Hakîkati anlatmaktan, bildirmekten zor bir şey yok. Dünyada ne kadar insan varsa, onların zoru, bildirenin zoru demektir. Çünkü bildirenin sözünü, herkes kendi aklına göre anlar.
Sırra gücü yetmeyene esrâr-ı ilâhiyyeyi söyleme. Onun aklı sırlanmış. Gönlünden onun iyiliğini iste, fakat esrârı söyleme; çünkü hazmedemez, aklı hastalanır. Şefkat, ona esrârı söylemek değil, onun seviyesine inip, anlayacağı şekilde anlatmaktır… Haça tapana şefkat edeceksen, onunla beraber haça tapacaksın ki, onu elinden tutup, sevip, o haçtan kurtarasın. Akîde veremeyeceğin kimsenin akîdesini bozmayacaksın.
***
Emre – İçimizdeki fena huyları biriktirmeden, o huyları düzeltebilecek kudrette olan kimseye söylemeliyiz. “bende şu fena huy var” diye. Birikirse, birgün o huylar çok fena bir şekilde teper, çıkar… İşte bunun için Hz. Muhammed yalancılığı yasak etmiştir.
***
S. – Kur’ân’daki (Emîn Belde)den maksat Mekke midir?

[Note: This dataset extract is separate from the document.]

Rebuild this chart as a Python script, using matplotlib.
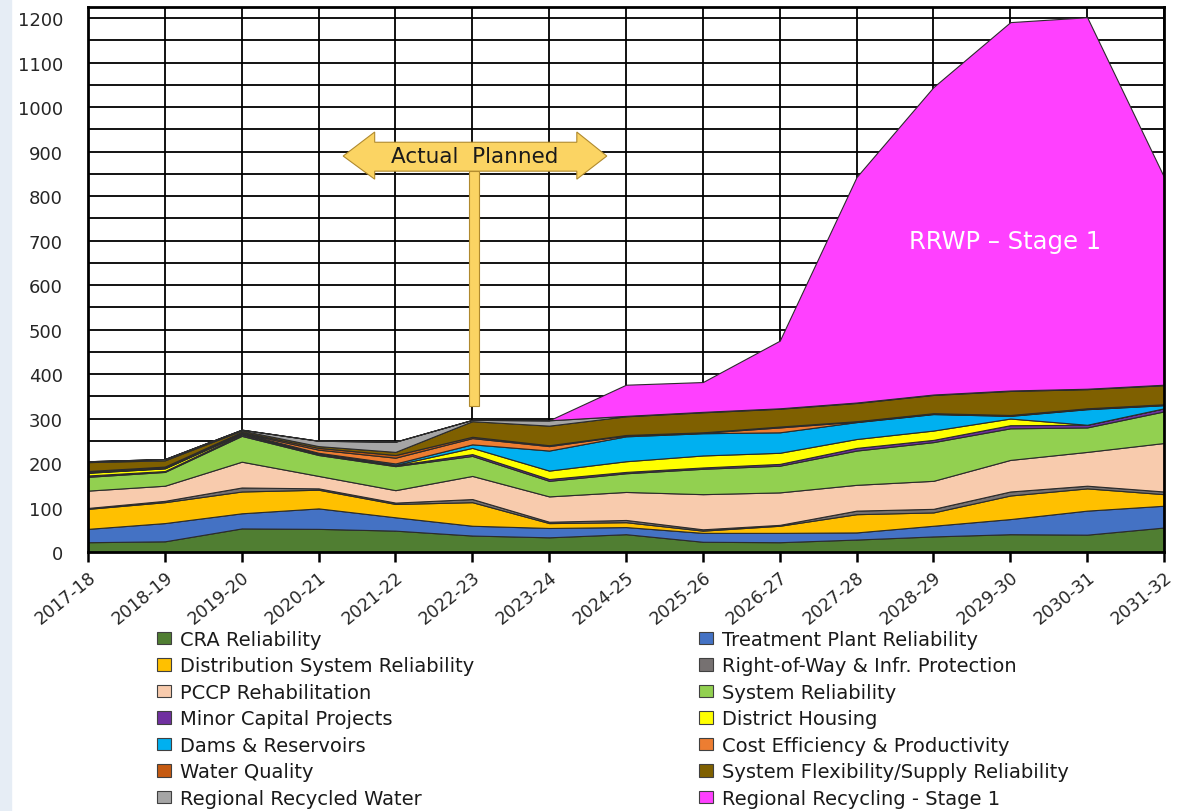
import matplotlib
matplotlib.use("Agg")
import matplotlib.pyplot as plt
from matplotlib.patches import Patch, Polygon, Rectangle

plt.rcParams["font.family"] = ["DejaVu Sans"]

years = ["2017-18", "2018-19", "2019-20", "2020-21", "2021-22", "2022-23", "2023-24",
         "2024-25", "2025-26", "2026-27", "2027-28", "2028-29", "2029-30", "2030-31", "2031-32"]

# series thickness per fiscal year (stacked bottom to top)
cra = [22, 24, 53, 52, 48, 37, 33, 40, 23, 22, 28, 35, 40, 39, 55]
treatment = [30, 41, 34, 46, 30, 22, 21, 16, 20, 21, 16, 24, 34, 54, 49]
distribution = [45, 47, 49, 42, 30, 53, 11, 11, 5, 16, 41, 30, 53, 50, 26]
right_of_way = [2, 3, 9, 3, 3, 7, 3, 5, 3, 2, 8, 8, 9, 6, 6]
pccp = [39, 34, 58, 28, 28, 52, 57, 63, 79, 73, 58, 63, 71, 76, 109]
system_rel = [31, 31, 58, 47, 54, 45, 35, 42, 57, 60, 77, 87, 71, 55, 71]
minor_capital = [3, 2, 3, 2, 2, 4, 4, 3, 3, 4, 6, 5, 7, 6, 7]
district_housing = [6, 6, 2, 1, 1, 14, 19, 24, 27, 25, 20, 21, 15, 0, 0]
dams = [1, 1, 1, 2, 3, 8, 45, 56, 50, 46, 38, 37, 6, 35, 7]
cost_eff = [1, 1, 1, 7, 13, 14, 10, 2, 1, 11, 1, 1, 1, 1, 1]
water_quality = [2, 2, 2, 4, 6, 3, 2, 1, 1, 2, 1, 1, 1, 1, 1]
flexibility = [20, 14, 3, 4, 7, 35, 44, 42, 45, 40, 41, 41, 54, 43, 43]
recycled_water = [2, 3, 2, 12, 23, 3, 12, 1, 1, 1, 1, 1, 1, 1, 1]
recycling_stage1 = [0, 0, 0, 0, 0, 0, 0, 70, 67, 152, 507, 691, 828, 835, 467]

labels = ["CRA Reliability", "Treatment Plant Reliability", "Distribution System Reliability",
          "Right-of-Way & Infr. Protection", "PCCP Rehabilitation", "System Reliability",
          "Minor Capital Projects", "District Housing", "Dams & Reservoirs",
          "Cost Efficiency & Productivity", "Water Quality", "System Flexibility/Supply Reliability",
          "Regional Recycled Water", "Regional Recycling - Stage 1"]
colors = ["#507e32", "#4472c4", "#ffc000", "#767171", "#f8cbad", "#92d050", "#7030a0",
          "#ffff00", "#00b0f0", "#ed7d31", "#c55a11", "#7f6000", "#a5a5a5", "#ff40ff"]
series = [cra, treatment, distribution, right_of_way, pccp, system_rel, minor_capital,
          district_housing, dams, cost_eff, water_quality, flexibility, recycled_water,
          recycling_stage1]

fig = plt.figure(figsize=(11.79, 8.12), dpi=100)
fig.patches.append(Rectangle((0, 0), 11 / 1179, 1, transform=fig.transFigure,
                             color="#e6edf5", zorder=0))
ax = fig.add_axes([88 / 1179, 1 - 553 / 812, (1164 - 88) / 1179, (553 - 8) / 812])

x = list(range(len(years)))
ax.stackplot(x, series, colors=colors, edgecolor="#2b2b2b", linewidth=0.8, zorder=3)

ax.set_xlim(0, len(years) - 1)
ax.set_ylim(0, 1225)
ax.set_yticks(range(0, 1201, 100))
ax.set_yticks(range(50, 1201, 100), minor=True)
ax.set_xticks(x)
ax.set_xticklabels(years, rotation=39, ha="right", rotation_mode="anchor", fontsize=12.5)
ax.tick_params(axis="y", which="both", length=0, labelsize=13, pad=18, labelcolor="#262626")
ax.tick_params(axis="x", length=7, width=1.8, direction="out", pad=4, labelcolor="#262626")
ax.grid(True, which="both", color="black", linewidth=1.3, zorder=1)
ax.set_axisbelow(True)
for s in ax.spines.values():
    s.set_linewidth(2)
    s.set_zorder(5)

# Actual / Planned marker
post_x0, post_x1 = 4.96, 5.09
ax.add_patch(Rectangle((post_x0, 328), post_x1 - post_x0, 856 - 328, facecolor="#fbd463",
                       edgecolor="#b08a2e", linewidth=0.8, zorder=6))
ax_l, ax_r, hl, hr = 3.32, 6.75, 3.73, 6.36
arrow = [(ax_l, 890), (hl, 944), (hl, 921), (hr, 921), (hr, 944), (ax_r, 890),
         (hr, 838), (hr, 856), (hl, 856), (hl, 838)]
ax.add_patch(Polygon(arrow, closed=True, facecolor="#fbd463", edgecolor="#b08a2e",
                     linewidth=0.8, zorder=7))
ax.text((ax_l + ax_r) / 2, 889, "Actual  Planned", ha="center", va="center",
        fontsize=15.5, color="#1a1a1a", zorder=8)

ax.text(11.93, 699, "RRWP \u2013 Stage 1", ha="center", va="center", fontsize=17.5,
        color="white", zorder=8)

handles = [Patch(facecolor=c, edgecolor="#404040", linewidth=0.8) for c in colors]
kw = dict(frameon=False, fontsize=14, handlelength=0.72, handleheight=0.62,
          handletextpad=0.45, labelspacing=0.385, borderaxespad=0, borderpad=0,
          labelcolor="#1a1a1a")
fig.legend(handles[0::2], labels[0::2], loc="upper left",
           bbox_to_anchor=(157 / 1179, 1 - 631 / 812), **kw)
fig.legend(handles[1::2], labels[1::2], loc="upper left",
           bbox_to_anchor=(699 / 1179, 1 - 631 / 812), **kw)

fig.savefig("out.png", dpi=100)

Emre – Orası Emîn Belde ise, Hz. Muhammed oradan Medîne’ye niçin hicret etti? Kur’ân’daki bu Emîn Belde tarifi hepimiz için değil mi? Yani, bütün Müslümanlar, hattâ bütün insanlar için değil mi? Peki ya bütün insanlar Müslüman olurlar ve Emîn Belde için oraya giderlerse, Mekke şehri, bütün bu insanları nasıl alacak?
Demek ki, Kur’ân’daki (Emîn Belde)den maksat başka şeymiş!